{I Learned How to Die At Work}

21 Jan

 

So I open up my browser window this morning, to peruse the news, and what’s the first headline I see?  “How to Get Fit at Work”.  Sounds good to me.  ::click::  While many of the tactics I already do (like taking a few minutes to stretch every few hours, or take the long way when walking to a meeting or the restroom), others I have been dying to try.  I would love to replace my cubechair (cubicle: blah, I hate working in a cube, even though it is a stylish one)  with a stability ball.  I already own two because when the hubby and I were still poor, struggling college students interning in a strange town, we couldn’t afford, and didn’t want to bring furniture with us.  We bought two stability balls to sit on instead of a couch or chairs.  Fabulous idea.  Although the abs and posture are now non-existent since we went back to the couch.  We have a surplus supplies budget thus far this year…I wonder if I could get them to buy me this?

 

Or this?

That’s right.  The treadmill desk.  I’ve heard of this thing for some time now, but I haven’t looked into it much.  Apparently this thing works.  I landed on this blog, which has some great info. about “Walking Across the Country at Work.”  What a fun idea!  It even has ideas on how to DIY our very own treadmill desk.  Office project! Anyone? No?

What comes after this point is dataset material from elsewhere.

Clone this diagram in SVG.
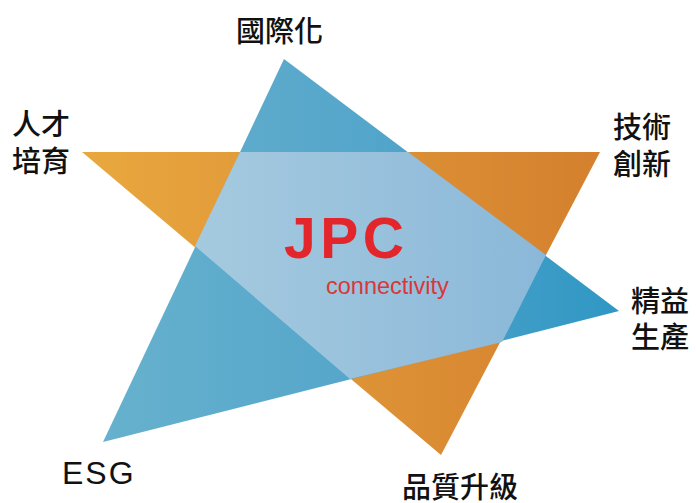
<svg xmlns="http://www.w3.org/2000/svg" width="696" height="503" viewBox="0 0 696 503">
<defs>
<linearGradient id="gOrange" x1="82" y1="0" x2="600" y2="0" gradientUnits="userSpaceOnUse">
<stop offset="0" stop-color="#E9A83F"/>
<stop offset="1" stop-color="#D4802E"/>
</linearGradient>
<linearGradient id="gBlue" x1="103" y1="0" x2="619" y2="0" gradientUnits="userSpaceOnUse">
<stop offset="0" stop-color="#66B1CD"/>
<stop offset="0.5" stop-color="#55A6CB"/>
<stop offset="1" stop-color="#2F97C4"/>
</linearGradient>
<linearGradient id="gMid" x1="195" y1="0" x2="546" y2="0" gradientUnits="userSpaceOnUse">
<stop offset="0" stop-color="#A5CADF"/>
<stop offset="1" stop-color="#8BB8D9"/>
</linearGradient>
<style>
.cjk{font-family:"Noto Sans CJK TC","Noto Sans CJK SC",sans-serif;font-size:29px;font-weight:500;fill:#111;}
.lat{font-family:"Liberation Sans",Arial,sans-serif;fill:#111;}
</style>
</defs>
<rect width="696" height="503" fill="#FFFFFF"/>
<g id="shapes">
<polygon id="orange-triangle" points="82,152 600,152 441,455" fill="url(#gOrange)"/>
<polygon id="blue-triangle" points="284,59 103,442 619,311" fill="url(#gBlue)"/>
<polygon id="overlap" points="240,152 408,152 546,255 502,342 350,379 195,246" fill="url(#gMid)"/>
</g>
<g id="center">
<text x="284" y="258" font-family="Liberation Sans,Arial,sans-serif" font-weight="bold" font-size="57" letter-spacing="4.5" fill="#E3262B">JPC</text>
<text x="326" y="294" font-family="Liberation Sans,Arial,sans-serif" font-size="23.5" fill="#D9373A">connectivity</text>
</g>
<g id="label-international"><text class="cjk" x="236" y="42" font-size="32">國際化</text></g>
<g id="label-talent"><text class="cjk" x="12" y="135">人才</text><text class="cjk" x="12" y="172">培育</text></g>
<g id="label-tech"><text class="cjk" x="613" y="138">技術</text><text class="cjk" x="613" y="175">創新</text></g>
<g id="label-lean"><text class="cjk" x="631" y="312" font-size="30">精益</text><text class="cjk" x="631" y="348" font-size="30">生產</text></g>
<g id="label-esg"><text class="lat" x="62" y="484" font-size="32" letter-spacing="2">ESG</text></g>
<g id="label-quality"><text class="cjk" x="402" y="498" font-size="31">品質升級</text></g>
</svg>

The benefits of using a treadmill desk or stability ball or just general exercise at work seems convincing.  Improved circulation increases alertness which increases creativity.  Likewise, not hitting that mid-morning or mid-afternoon slump because of lack of energy leaves more time to get work done.  Overall muscle building and stamina leads to long-term health improvement, and who can argue with that?!  However, being one who is capable of tripping up steps and walking into wall and generally tripping over my own two feet, this seems extremely dangerous.  Walk, talk, click, and read all at the same time? Hmmm…I really want to try this just to see if it can be done by the balanced-disabled.  But then again, I can’t even get my ginormously large jiggly rear bum bum on the treadmill at home for 10 minutes a night.